▸ INSTRUCTION:
Return the material exactly, first line through the line containing "(730,155) .. (755,133);", and nothing more. Pictures stay out.

▸ RECORDED INFORMATION:
════════════════════

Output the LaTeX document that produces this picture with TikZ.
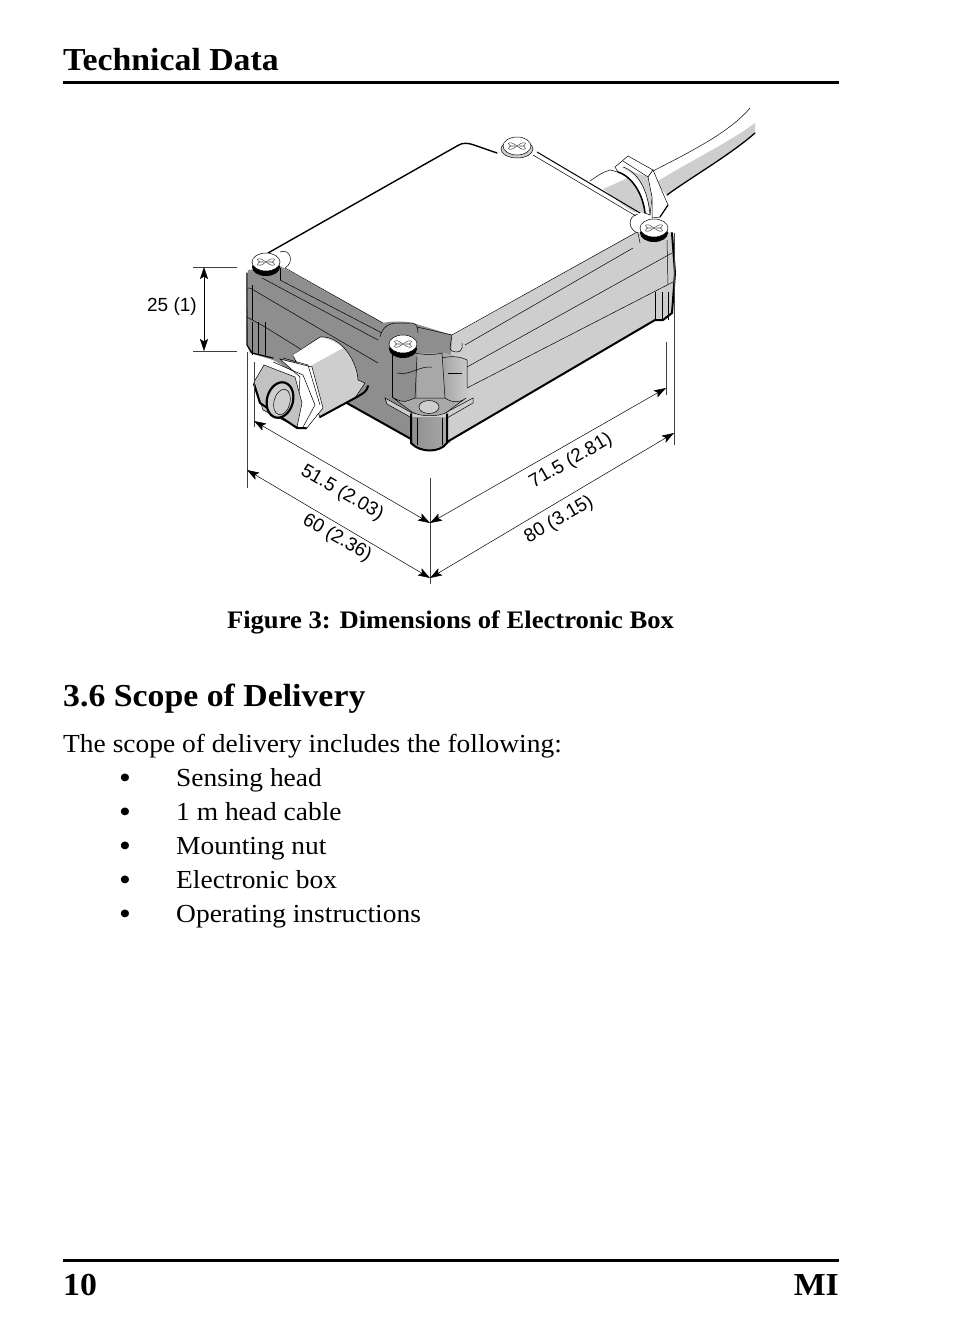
\documentclass[tikz,border=0pt]{standalone}
\usepackage{fontspec}
\setmainfont[FakeStretch=1.056]{Liberation Serif}
\newfontfamily\dimfont{Liberation Sans}
\usetikzlibrary{arrows.meta}
\definecolor{darkface}{HTML}{8E8E8E}
\definecolor{midface}{HTML}{A8A8A8}
\definecolor{lightface}{HTML}{CECECE}
\tikzset{
  thinline/.style={draw=black, line width=0.5pt},
  heavyline/.style={draw=black, line width=2pt, line cap=round, line join=round},
  dimline/.style={draw=black, line width=0.5pt, {Stealth[length=12pt,width=8pt,inset=2.5pt]}-{Stealth[length=12pt,width=8pt,inset=2.5pt]}},
  extline/.style={draw=black!75, line width=0.6pt},
  dimtext/.style={font=\dimfont\fontsize{19}{19}\selectfont, inner sep=0pt},
  pagetext/.style={font=\fontsize{26}{26}\selectfont, anchor=base west, inner sep=0pt},
  headtext/.style={font=\fontsize{32}{32}\selectfont\bfseries, anchor=base west, inner sep=0pt},
  screwtop/.pic={
    \draw[thinline, fill=white] (0,0) ellipse (14 and 9);
    \begin{scope}[yscale=0.68]
      \draw[thinline, draw=black!70] (0,0) .. controls (-10,-12) and (-12,2) .. (-2,0) .. controls (-12,-2) and (-10,12) .. (0,0);
      \draw[thinline, draw=black!70] (0,0) .. controls (10,-12) and (12,2) .. (2,0) .. controls (12,-2) and (10,12) .. (0,0);
    \end{scope}
  },
  screwhead/.pic={
    \fill[black] (0,5) ellipse (14 and 9);
    \pic {screwtop};
  },
  screwflat/.pic={
    \draw[thinline, fill=lightface] (0,3) ellipse (16 and 9);
    \pic {screwtop};
  }
}
\begin{document}
\begin{tikzpicture}[x=1pt,y=-1pt]
\useasboundingbox (0,0) rectangle (954,1323);
\fill[white] (0,0) rectangle (954,1323);

\fill[lightface] (655,183) .. controls (688,162) and (730,142) .. (755,123) -- (755,133) .. controls (730,155) and (690,178) .. (667,195) -- cycle;
\draw[thinline] (653,171) .. controls (690,152) and (730,132) .. (750,108);
\draw[heavyline, line width=1.3pt] (667,195) .. controls (690,178) and (730,155) .. (755,133);

\fill[lightface] (603,189) -- (628,178) -- (640,190) -- (645,213) -- (632,212) -- cycle;
\draw[thinline] (590,181) .. controls (597,176) and (603,172) .. (610,170) -- (618,172);
\draw[thinline, fill=white] (618,172) -- (615,167) -- (628,156) -- (653,170) -- (648,177) -- (652,197) -- (650,215) -- (645,213) .. controls (643,195) and (633,177) .. (618,172) -- cycle;
\fill[lightface] (623,168) .. controls (638,175) and (648,190) .. (649,212) -- (652,197) -- (648,177) -- cycle;
\draw[thinline, fill=white] (648,177) -- (653,170) -- (668,205) -- (660,217) -- (652,218) -- (652,197) -- cycle;
\draw[thinline] (623,161) -- (648,177);
\draw[thinline] (623,167) .. controls (638,172) and (648,190) .. (650,215);
\draw[heavyline, line width=1.5pt] (618,172) .. controls (633,177) and (643,195) .. (645,213);
\draw[heavyline, line width=1.2pt] (668,205) -- (660,217);

\fill[white] (268,253) -- (458,146) -- (497,151) -- (535,154) -- (640,216) -- (637,232) -- (450,337) -- (280,268) -- cycle;
\draw[heavyline, line width=1.4pt] (268,253) -- (457,146) .. controls (463,142) and (468,143) .. (474,145) -- (497,153);
\draw[thinline, line width=1pt] (537,152) -- (640,213);
\draw[thinline] (533,155) -- (636,216);

\fill[darkface] (248,270) -- (280,266) -- (383,323) .. controls (392,321) and (405,321) .. (413,323) -- (452,335) -- (450,443) -- (412,443) -- (412,440) -- (345,402) -- (273,360) -- (263,357) -- (250,353) -- (247,345) -- cycle;
\fill[lightface] (452,336) -- (637,232) -- (672,232) -- (675,273) -- (672,313) -- (663,320) -- (655,320) -- (447,442) -- cycle;
\fill[midface] (417,353) -- (445,353) -- (447,400) -- (417,400) -- cycle;
\shade[left color=midface, right color=lightface] (445,353) -- (467,360) -- (470,398) -- (447,410) -- cycle;

\draw[thinline] (285,268) -- (383,323);
\draw[thinline] (280,280) -- (382,333);
\draw[thinline] (262,278) -- (378,340);
\draw[thinline] (247,288) -- (250,288) -- (378,363);
\draw[thinline] (247,317) -- (265,327) -- (315,358);
\draw[thinline] (252,285) -- (252,320);
\draw[thinline] (280,268) -- (280,280);
\foreach \colx in {252,258,265}{
  \draw[thinline] (\colx,322) -- (\colx,355);
}
\draw[heavyline, line width=1.2pt] (247,273) -- (247,345) -- (252,353) -- (273,358);

\draw[thinline] (452,335) -- (637,232);
\draw[thinline] (465,345) -- (633,248);
\draw[thinline] (467,367) -- (672,253);
\draw[thinline] (467,388) -- (673,282);
\draw[thinline] (667,240) -- (668,285);
\foreach \colx in {655,662,668}{
  \draw[thinline] (\colx,292) -- (\colx,320);
}
\draw[heavyline] (672,233) -- (675,273) -- (672,313) -- (663,320) -- (655,320) -- (447,442);

\draw[thinline] (380,337) .. controls (382,328) and (388,323) .. (397,323) -- (413,323) .. controls (418,325) and (418,330) .. (418,333);
\draw[thinline] (417,327) -- (452,335) -- (450,347) .. controls (450,351) and (453,352) .. (456,352) .. controls (460,352) and (462,350) .. (462,348) -- (462,343);
\draw[thinline] (392,355) -- (392,397);
\draw[thinline] (417,357) -- (415,398);
\draw[thinline] (415,353) .. controls (425,355) and (435,355) .. (442,353) -- (445,398);
\draw[thinline] (442,358) .. controls (450,356) and (460,356) .. (467,360) -- (467,387);
\draw[thinline] (397,373) .. controls (410,376) and (418,366) .. (432,367);
\draw[thinline] (448,373) -- (462,373);

\draw[thinline, fill=lightface] (385,398) -- (412,413) -- (445,413) -- (473,398) -- (473,403) -- (447,418) -- (412,418) -- (387,404) -- cycle;
\draw[thinline, fill=midface] (392,397) .. controls (405,405) and (408,400) .. (415,398) -- (445,398) .. controls (452,403) and (460,403) .. (466,398) -- (447,412) .. controls (440,417) and (420,417) .. (412,412) -- cycle;
\draw[thinline, fill=lightface] (429,407) ellipse (10 and 6.5);
\shade[left color=darkface, right color=midface] (412,417) -- (447,417) -- (447,443) .. controls (440,453) and (420,453) .. (412,443) -- cycle;
\draw[heavyline] (345,402) -- (411,439);
\draw[heavyline] (411,414) -- (411,443) .. controls (420,453) and (440,453) .. (447,443) -- (447,414);
\draw[thinline] (417,418) -- (417,445);
\draw[thinline] (442,418) -- (442,445);

\draw[thinline, fill=lightface] (293,355) -- (320,337) .. controls (340,335) and (357,360) .. (358,380) -- (365,383) -- (355,398) -- (320,417) -- cycle;
\fill[white] (293,355) -- (320,338) .. controls (328,338) and (336,342) .. (343,348) -- (303,370) -- cycle;
\draw[heavyline] (320,417) -- (355,398) .. controls (362,394) and (367,392) .. (368,386);
\draw[thinline, fill=white] (280,359) -- (312,367) -- (323,408) -- (306,429) -- (297,427) -- (300,377) -- cycle;
\draw[thinline] (283,358) -- (308,365) -- (320,405);
\draw[thinline] (273,362) -- (303,375) -- (315,405) -- (303,427);
\draw[thinline, fill=midface!70] (254,382) -- (264,365) -- (295,377) -- (302,403) -- (297,427) -- (263,410) -- cycle;
\draw[heavyline] (254,384) -- (260,403) -- (297,428) -- (306,428);
\draw[heavyline, fill=lightface, line width=2.2pt, rotate around={-15:(280,400)}] (280,400) ellipse (13 and 18);
\draw[thinline, rotate around={-15:(282,402)}] (282,402) ellipse (8 and 13);

\pic (screwa) at (266,262) {screwhead};
\pic (screwb) at (517,146) {screwflat};
\pic (screwc) at (403,344) {screwhead};
\pic (screwd) at (654,228) {screwhead};
\draw[thinline] (280,252) .. controls (290,248) and (295,262) .. (285,268);
\draw[thinline] (638,214) .. controls (627,216) and (628,230) .. (638,233) -- (640,243);

\coordinate (htop) at (193,267);
\coordinate (htopend) at (237,267);
\coordinate (hbot) at (193,351);
\coordinate (hbotend) at (237,351);
\coordinate (htoparrow) at (204,267);
\coordinate (hbotarrow) at (204,351);
\coordinate (extlefta) at (247,352);
\coordinate (extleftb) at (247,488);
\coordinate (extinnera) at (254,362);
\coordinate (extinnerb) at (254,427);
\coordinate (extmida) at (430,478);
\coordinate (extmidb) at (430,584);
\coordinate (extrighta) at (666,342);
\coordinate (extrightb) at (666,395);
\coordinate (extoutera) at (674,233);
\coordinate (extouterb) at (674,445);
\coordinate (inlefttip) at (254,421);
\coordinate (outlefttip) at (247,470);
\coordinate (midupper) at (430,523);
\coordinate (midlower) at (430,578);
\coordinate (inrighttip) at (666,388);
\coordinate (outrighttip) at (674,433);

\draw[extline] (htop) -- (htopend);
\draw[extline] (hbot) -- (hbotend);
\draw[extline] (extlefta) -- (extleftb);
\draw[extline] (extinnera) -- (extinnerb);
\draw[extline] (extmida) -- (extmidb);
\draw[extline] (extrighta) -- (extrightb);
\draw[extline] (extoutera) -- (extouterb);
\draw[dimline] (htoparrow) -- (hbotarrow);
\draw[dimline] (inlefttip) -- (midupper);
\draw[dimline] (outlefttip) -- (midlower);
\draw[dimline] (midupper) -- (inrighttip);
\draw[dimline] (midlower) -- (outrighttip);

\node[dimtext] (dimheight) at (172,307) {25 (1)};
\node[dimtext, rotate=-30] (dimwidthin) at (342,493) {51.5 (2.03)};
\node[dimtext, rotate=-30] (dimwidthout) at (337,538) {60 (2.36)};
\node[dimtext, rotate=30] (dimlenin) at (571,461) {71.5 (2.81)};
\node[dimtext, rotate=30] (dimlenout) at (559,520) {80 (3.15)};

\node[headtext] (title) at (63,70) {Technical Data};
\coordinate (toprulea) at (63,82);
\coordinate (topruleb) at (839,82);
\draw[line width=3pt] (toprulea) -- (topruleb);

\node[font=\fontsize{25.2}{26}\selectfont\bfseries, anchor=base, inner sep=0pt] (caption) at (450.5,628) {Figure 3: Dimensions of Electronic Box};
\node[headtext] (scopehead) at (63,706) {3.6 Scope of Delivery};
\node[pagetext] (intro) at (63,752) {The scope of delivery includes the following:};
\foreach \itemtext [count=\i] in {Sensing head, 1 m head cable, Mounting nut, Electronic box, Operating instructions}{
  \node[pagetext, font=\fontsize{32}{32}\selectfont] (bullet\i) at (119,754.5+34*\i) {•};
  \node[pagetext] (item\i) at (176,752+34*\i) {\itemtext};
}

\coordinate (botrulea) at (63,1260);
\coordinate (botruleb) at (839,1260);
\draw[line width=3pt] (botrulea) -- (botruleb);
\node[headtext] (pagenum) at (63,1295) {10};
\node[headtext, anchor=base east] (pagename) at (839,1295) {MI};
\end{tikzpicture}
\end{document}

════════════════════

▸ EXERCISE ANSWER:
Output the LaTeX document that produces this picture with TikZ.
\documentclass[tikz,border=0pt]{standalone}
\usepackage{fontspec}
\setmainfont[FakeStretch=1.056]{Liberation Serif}
\newfontfamily\dimfont{Liberation Sans}
\usetikzlibrary{arrows.meta}
\definecolor{darkface}{HTML}{8E8E8E}
\definecolor{midface}{HTML}{A8A8A8}
\definecolor{lightface}{HTML}{CECECE}
\tikzset{
  thinline/.style={draw=black, line width=0.5pt},
  heavyline/.style={draw=black, line width=2pt, line cap=round, line join=round},
  dimline/.style={draw=black, line width=0.5pt, {Stealth[length=12pt,width=8pt,inset=2.5pt]}-{Stealth[length=12pt,width=8pt,inset=2.5pt]}},
  extline/.style={draw=black!75, line width=0.6pt},
  dimtext/.style={font=\dimfont\fontsize{19}{19}\selectfont, inner sep=0pt},
  pagetext/.style={font=\fontsize{26}{26}\selectfont, anchor=base west, inner sep=0pt},
  headtext/.style={font=\fontsize{32}{32}\selectfont\bfseries, anchor=base west, inner sep=0pt},
  screwtop/.pic={
    \draw[thinline, fill=white] (0,0) ellipse (14 and 9);
    \begin{scope}[yscale=0.68]
      \draw[thinline, draw=black!70] (0,0) .. controls (-10,-12) and (-12,2) .. (-2,0) .. controls (-12,-2) and (-10,12) .. (0,0);
      \draw[thinline, draw=black!70] (0,0) .. controls (10,-12) and (12,2) .. (2,0) .. controls (12,-2) and (10,12) .. (0,0);
    \end{scope}
  },
  screwhead/.pic={
    \fill[black] (0,5) ellipse (14 and 9);
    \pic {screwtop};
  },
  screwflat/.pic={
    \draw[thinline, fill=lightface] (0,3) ellipse (16 and 9);
    \pic {screwtop};
  }
}
\begin{document}
\begin{tikzpicture}[x=1pt,y=-1pt]
\useasboundingbox (0,0) rectangle (954,1323);
\fill[white] (0,0) rectangle (954,1323);

\fill[lightface] (655,183) .. controls (688,162) and (730,142) .. (755,123) -- (755,133) .. controls (730,155) and (690,178) .. (667,195) -- cycle;
\draw[thinline] (653,171) .. controls (690,152) and (730,132) .. (750,108);
\draw[heavyline, line width=1.3pt] (667,195) .. controls (690,178) and (730,155) .. (755,133);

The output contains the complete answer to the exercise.